Das tut so gut. Unsere Kinder können so ganz spielerisch zu toleranteren, glücklicheren Menschen werden als wir. Sie wünschen sich keine langen, blonden Haare mehr, sondern goldene Prothesen.

Bald wird es sogar wieder möglich sein, die Kinder vor den Fernseher zu setzen. Disney gibt alles, um Prinzessinnen, Ritter, Drachen, Meerjungfrauen und Flaschengeister LGBT-tauglich zu trimmen. Dornröschen ist lesbisch, Ariele farbig, der Flaschengeist eine Frau oder was dazwischen. Alles ist möglich, es sind ja Märchen. Die alten Schinken, die immer noch laufen dürfen, warnen wenigstens vor nachhaltiger Verstörung:

»Dieses Programm enthält negative Darstellungen und/oder eine nicht korrekte Behandlung von Menschen oder Kulturen. Diese Stereotype waren damals falsch und sind es heute noch. Anstatt diese Inhalte zu entfernen, ist es uns wichtig, ihre schädlichen Auswirkungen aufzuzeigen, aus ihnen zu lernen und Unterhaltungen anzuregen, die es ermöglichen, eine integrativere gemeinsame Zukunft ohne Diskriminierung zu schaffen. Disney hat es sich zum Ziel gesetzt, Geschichten mit inspirierenden und zukunftsweisenden Botschaften zu erzählen, in denen die große Vielfalt der Menschen rund um den Globus berücksichtigt und niemand diskriminiert wird.«

Zum Glück! In »Peter Pan« (1953) zum Bespiel werden amerikanische Ureinwohner als »Rothäute« bezeichnet. »Dumbo« (1941), der kleine Elefant mit den großen Ohren, ist ein klarer Fall von Mobbing gegen »Andersartigkeit«. Die Krähen sprechen einen afroamerikanischen Slang und verkörpern Stereotype. Im »Dschungelbuch« (1967) ist es der Affe. Er singt Jazz, eine beleidigende Karikatur von Afroamerikanern.

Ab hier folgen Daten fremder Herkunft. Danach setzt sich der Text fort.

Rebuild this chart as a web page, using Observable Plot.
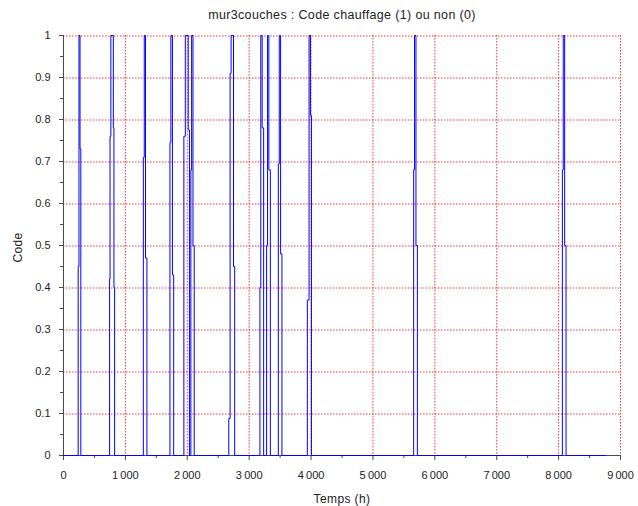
<!DOCTYPE html>
<html>
<head>
<meta charset="utf-8">
<script src="https://cdn.jsdelivr.net/npm/d3@7"></script>
<script src="https://cdn.jsdelivr.net/npm/@observablehq/plot@0.6"></script>
<style>
  html, body { margin: 0; padding: 0; background: #fff; }
  #chart { width: 638px; height: 506px; }
</style>
</head>
<body>
<div id="chart"></div>
<script>
// Title / labels
const titleText = "mur3couches : Code chauffage (1) ou non (0)";
const xLabel = "Temps (h)";
const yLabel = "Code";

// Tick values
const xTicks = [0, 1000, 2000, 3000, 4000, 5000, 6000, 7000, 8000, 9000];
const xMinorTicks = [500, 1500, 2500, 3500, 4500, 5500, 6500, 7500, 8500];
const yTicks = [0, 0.1, 0.2, 0.3, 0.4, 0.5, 0.6, 0.7, 0.8, 0.9, 1];
const yMinorTicks = [0.05, 0.15, 0.25, 0.35, 0.45, 0.55, 0.65, 0.75, 0.85, 0.95];
const xGrid = [1000, 2000, 3000, 4000, 5000, 6000, 7000, 8000, 9000];
const yGrid = [0.1, 0.2, 0.3, 0.4, 0.5, 0.6, 0.7, 0.8, 0.9, 1];

// Series: time (h) at which the heating code changes, and the new code value
const hours = [
  0,
  237, 250, 267, 280,
  745, 752, 765, 805, 815, 826,
  1290, 1305, 1325, 1348,
  1720, 1735, 1760, 1780,
  1945, 1968, 2015, 2035,
  2058, 2070, 2092, 2112,
  2671, 2692, 2708, 2747, 2766,
  3174, 3188, 3210, 3234,
  3282, 3297, 3318, 3342,
  3471, 3486, 3508, 3530,
  3940, 3968, 3990, 4006,
  5658, 5672, 5695, 5718,
  8061, 8075, 8098, 8120,
  8760
];
const codes = [
  0,
  0.45, 1, 0.73, 0,
  0.42, 0.76, 1, 0.78, 0.40, 0,
  0.71, 1, 0.47, 0,
  0.745, 1, 0.43, 0,
  0.76, 1, 0.775, 0,
  0.68, 1, 0.50, 0,
  0.088, 0.91, 1, 0.45, 0,
  0.40, 1, 0.78, 0,
  0.50, 1, 0.68, 0,
  0.694, 1, 0.48, 0,
  0.37, 1, 0.81, 0,
  0.68, 1, 0.50, 0,
  0.68, 1, 0.50, 0,
  0
];

const data = hours.map((h, i) => ({h, c: codes[i]}));

const loc = d3.formatLocale({decimal: ".", thousands: "\u2009", grouping: [3], currency: ["", ""]});
const fmtX = loc.format(",");
const fmtY = d3.format("");

const axisColor = "#4a4a4a";
const gridStyle = {stroke: "#ff2020", strokeOpacity: 0.9, strokeWidth: 1, strokeDasharray: "1.5,1.5"};

const chart = Plot.plot({
  width: 638,
  height: 506,
  marginLeft: 63,
  marginRight: 18,
  marginTop: 35,
  marginBottom: 51,
  style: {fontFamily: "'Liberation Sans', Arial, sans-serif", fontSize: "11px", color: "#333", background: "#fff"},
  x: {domain: [0, 9000]},
  y: {domain: [0, 1]},
  marks: [
    Plot.ruleX(xGrid, {...gridStyle}),
    Plot.ruleY(yGrid, {...gridStyle, dy: 0.5}),
    Plot.axisX(xMinorTicks, {tickSize: 3, text: null, stroke: axisColor, label: null}),
    Plot.axisX(xTicks, {tickSize: 5, tickPadding: 11, tickFormat: fmtX, stroke: axisColor, fill: "#222",
      label: null}),
    Plot.axisY(yMinorTicks, {tickSize: 3, text: null, stroke: axisColor, label: null}),
    Plot.axisY(yTicks, {tickSize: 4, tickPadding: 9, tickFormat: fmtY, stroke: axisColor, fill: "#222",
      label: null}),
    Plot.ruleX([0], {stroke: axisColor}),
    Plot.ruleY([0], {stroke: axisColor}),
    Plot.line(data, {x: "h", y: "c", stroke: "#0000ff", strokeWidth: 1, curve: "step-after"}),
    Plot.text([titleText], {frameAnchor: "top", dy: -25, fontSize: 12.5, fill: "#222"}),
    Plot.text([xLabel], {frameAnchor: "bottom", dy: 47, fontSize: 12, fill: "#222"}),
    Plot.text([yLabel], {frameAnchor: "left", dx: -45, dy: 17, rotate: -90, fontSize: 12, fill: "#222"})
  ]
});
chart.querySelectorAll("text").forEach(t => {
  if (t.textContent === titleText) t.setAttribute("letter-spacing", "0.35");
  if (t.textContent === xLabel) t.setAttribute("letter-spacing", "0.4");
  if (t.textContent === yLabel) t.setAttribute("letter-spacing", "0.3");
});
document.getElementById("chart").appendChild(chart);
</script>
</body>
</html>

Nun wissen die Kinder wenigstens Bescheid und können sich von all dem distanzieren. Auch von Schneewittchen. Die Zwerge gehen gar nicht mehr. Die junge Frau sollte lieber allein ihren Weg gehen, vielleicht in einer Großstadt als Bloggerin statt sich von kleinen Männern ausbeuten zu lassen.

Neue Zeiten sind angebrochen. Voller Achtsamkeit und Toleranz werden unsere Kinder in einer menschenfreundlicheren Welt aufwachsen. Sie müssen noch nicht wissen, dass der Kakao für ihre diversen Schokolinsen von anderen Kindern für einen Hungerlohn gepflückt wird, dass das Plastik für ihre Rollstuhl-Barbie eine Million Jahre braucht, um im Ozean zu verrotten – solange sie nur lieb zueinander sind, kaufen wir ihnen alles.